BMG and Universal Music Group (UMG) have officially partnered to “explore a range of collaborative initiatives.” First up: shifting the Bertelsmann subsidiary’s physical distribution to UMG’s Commercial Services division.
UMG and BMG unveiled their high-profile “alliance” this morning, about 15 weeks following Thomas Coesfeld’s start as BMG CEO and about one month after the latter business split from Warner Music’s ADA distribution operation.
Designed to bolster “opportunities for BMG-signed artists around the world,” the decidedly significant BMG-UMG tie-up is ultimately expected to extend to everything from “shared positions on industry matters to joining forces in adjacent business lines,” per the involved entities.
But as initially highlighted, the union is kicking off with the pivot of BMG’s physical distribution (“including vinyl and CD for thousands of BMG-signed artists”) to the Commercial Services unit of Universal Music.
This noteworthy transition is currently scheduled to begin during the second quarter of 2024 and wrap sometime before next year’s conclusion, the music companies signaled. Meanwhile, discussions on “further collaborations” are already underway, the parties drove home.
Addressing the potentially far-reaching pact in a statement, BMG’s aforementioned CEO, Thomas Coesfeld, made clear his eagerness to work with “the world leader in music-based entertainment.”
“Our alliance with UMG is a significant step to further enhance our service to BMG-signed artists,” 33-year-old Coesfeld communicated. “We are delighted to partner with UMG, the world leader in music-based entertainment on our thriving physical recorded music business. Their scale, technology and commitment promises to further expand opportunities for BMG-signed artists around the world.”
And in remarks of his own, Universal Music head Lucian Grainge relayed: “BMG has brought a fresh vision to the music business, and we look forward to partnering with BMG on a variety of initiatives to provide greater opportunities to artists and our respective companies.”

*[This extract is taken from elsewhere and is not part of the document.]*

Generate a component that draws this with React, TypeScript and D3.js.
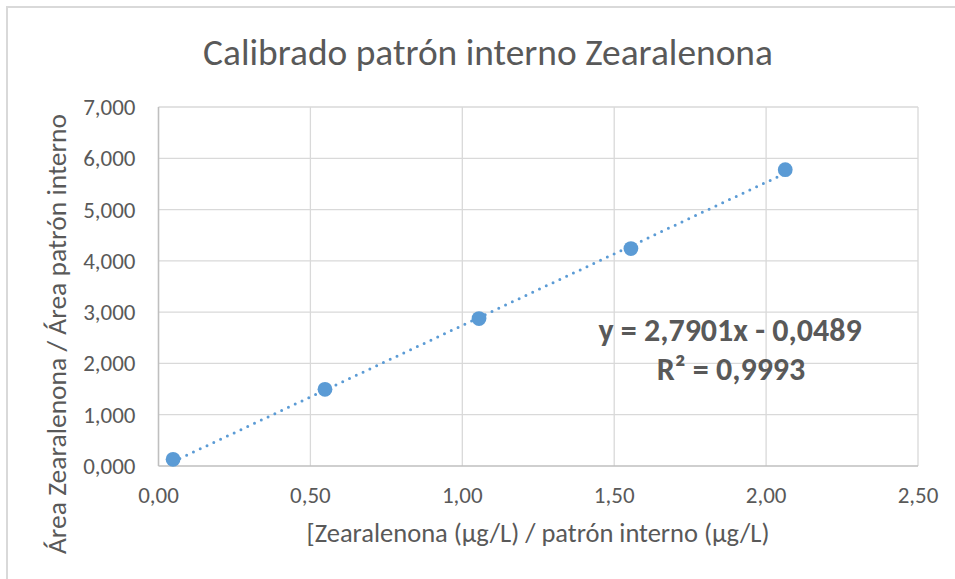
import React, { useEffect, useRef } from "react";
import * as d3 from "d3";

const WIDTH = 955;
const HEIGHT = 579;
const MARGIN = { top: 107, right: 37, bottom: 113, left: 158.5 };

// ratio de concentración (x) vs ratio de área (y)
const concRatio = [0.048, 0.548, 1.055, 1.555, 2.063];
const areaRatio = [0.13, 1.495, 2.875, 4.24, 5.778];

const xTicks = [0, 0.5, 1, 1.5, 2, 2.5];
const yTicks = [0, 1, 2, 3, 4, 5, 6, 7];

const SLOPE = 2.7901;
const INTERCEPT = -0.0489;
const R2 = 0.9993;

const FONT = "Carlito, Calibri, 'Open Sans', sans-serif";
const TEXT_COLOR = "#595959";
const BLUE = "#5B9BD5";

const fmt = (d: number, digits: number) => d.toFixed(digits).replace(".", ",");

export default function App() {
  const ref = useRef<SVGGElement>(null);
  const boundsWidth = WIDTH - MARGIN.left - MARGIN.right;
  const boundsHeight = HEIGHT - MARGIN.top - MARGIN.bottom;

  useEffect(() => {
    const g = d3.select(ref.current);
    g.selectAll("*").remove();

    const x = d3.scaleLinear().domain([0, 2.5]).range([0, boundsWidth]);
    const y = d3.scaleLinear().domain([0, 7]).range([boundsHeight, 0]);

    // gridlines
    g.selectAll(".hgrid")
      .data(yTicks.slice(1))
      .enter()
      .append("line")
      .attr("x1", 0)
      .attr("x2", boundsWidth)
      .attr("y1", (d) => y(d))
      .attr("y2", (d) => y(d))
      .attr("stroke", "#d9d9d9")
      .attr("stroke-width", 1.3);

    g.selectAll(".vgrid")
      .data(xTicks.slice(1))
      .enter()
      .append("line")
      .attr("x1", (d) => x(d))
      .attr("x2", (d) => x(d))
      .attr("y1", 0)
      .attr("y2", boundsHeight)
      .attr("stroke", "#d9d9d9")
      .attr("stroke-width", 1.3);

    // axis lines
    g.append("line")
      .attr("x1", 0)
      .attr("x2", boundsWidth)
      .attr("y1", boundsHeight)
      .attr("y2", boundsHeight)
      .attr("stroke", "#bfbfbf")
      .attr("stroke-width", 1.6);
    g.append("line")
      .attr("x1", 0)
      .attr("x2", 0)
      .attr("y1", 0)
      .attr("y2", boundsHeight)
      .attr("stroke", "#bfbfbf")
      .attr("stroke-width", 1.6);

    // tick labels
    g.selectAll(".ylab")
      .data(yTicks)
      .enter()
      .append("text")
      .attr("x", -23)
      .attr("y", (d) => y(d))
      .attr("dy", "0.35em")
      .attr("text-anchor", "end")
      .attr("font-size", 23)
      .attr("font-family", FONT)
      .attr("fill", TEXT_COLOR)
      .text((d) => fmt(d, 3));

    g.selectAll(".xlab")
      .data(xTicks)
      .enter()
      .append("text")
      .attr("x", (d) => x(d))
      .attr("y", boundsHeight + 37)
      .attr("text-anchor", "middle")
      .attr("font-size", 23)
      .attr("font-family", FONT)
      .attr("fill", TEXT_COLOR)
      .text((d) => fmt(d, 2));

    // trendline (lineal, sobre el rango de los datos)
    const x0 = d3.min(concRatio) as number;
    const x1 = d3.max(concRatio) as number;
    g.append("line")
      .attr("x1", x(x0))
      .attr("y1", y(SLOPE * x0 + INTERCEPT))
      .attr("x2", x(x1))
      .attr("y2", y(SLOPE * x1 + INTERCEPT))
      .attr("stroke", BLUE)
      .attr("stroke-width", 3)
      .attr("stroke-linecap", "round")
      .attr("stroke-dasharray", "0 7.5");

    // points
    g.selectAll(".pt")
      .data(concRatio)
      .enter()
      .append("circle")
      .attr("cx", (d) => x(d))
      .attr("cy", (d, i) => y(areaRatio[i]))
      .attr("r", 7.4)
      .attr("fill", BLUE);

    // equation
    g.append("text")
      .attr("x", 730 - MARGIN.left)
      .attr("y", 341 - MARGIN.top)
      .attr("text-anchor", "middle")
      .attr("font-size", 32)
      .attr("font-weight", "bold")
      .attr("font-family", FONT)
      .attr("fill", TEXT_COLOR)
      .text(`y = ${fmt(SLOPE, 4)}x - ${fmt(-INTERCEPT, 4)}`);
    g.append("text")
      .attr("x", 731 - MARGIN.left)
      .attr("y", 380 - MARGIN.top)
      .attr("text-anchor", "middle")
      .attr("font-size", 32)
      .attr("font-weight", "bold")
      .attr("font-family", FONT)
      .attr("fill", TEXT_COLOR)
      .text(`R² = ${fmt(R2, 4)}`);

    // titles
    g.append("text")
      .attr("x", 488 - MARGIN.left)
      .attr("y", 65 - MARGIN.top)
      .attr("text-anchor", "middle")
      .attr("font-size", 37.4)
      .attr("font-family", FONT)
      .attr("fill", TEXT_COLOR)
      .text("Calibrado patrón interno Zearalenona");

    g.append("text")
      .attr("x", 538 - MARGIN.left)
      .attr("y", 542 - MARGIN.top)
      .attr("text-anchor", "middle")
      .attr("font-size", 26.5)
      .attr("font-family", FONT)
      .attr("fill", TEXT_COLOR)
      .text("[Zearalenona (µg/L) / patrón interno (µg/L)");

    g.append("text")
      .attr("transform", "rotate(-90)")
      .attr("x", -(334 - MARGIN.top))
      .attr("y", 66 - MARGIN.left)
      .attr("text-anchor", "middle")
      .attr("font-size", 27.5)
      .attr("font-family", FONT)
      .attr("fill", TEXT_COLOR)
      .text("Área Zearalenona / Área patrón interno");
  }, [boundsWidth, boundsHeight]);

  return (
    <svg
      width={WIDTH}
      height={HEIGHT}
      style={{ position: "absolute", left: 0, top: 0, background: "#fff" }}
    >
      <rect x={7} y={7} width={WIDTH + 10} height={HEIGHT + 10} fill="#fff" stroke="#d9d9d9" strokeWidth={2} />
      <g ref={ref} transform={`translate(${MARGIN.left},${MARGIN.top})`} />
    </svg>
  );
}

As part of the “fresh vision” mentioned by Grainge, BMG has scooped up all manner of catalogs – its recorded repertoire is said to encompass north of 500,000 tracks – and signed a number of well-known artists in recent months and years. Moreover, these buildout efforts seem to have brought with them a material revenue boost, to the tune of approximately $450 million (up 11.6 percent) in reported H1 2023 revenue.
Needless to say, it’ll be worth closely monitoring the other collaborations stemming from the BMG-UMG partnership moving forward. Bigger picture, the underlying agreement has arrived about 19 months after UK regulators formally approved Sony Music Entertainment’s $430 million AWAL buyout and about 22 months after Warner Music Group dropped a reportedly similar sum on 300 Entertainment.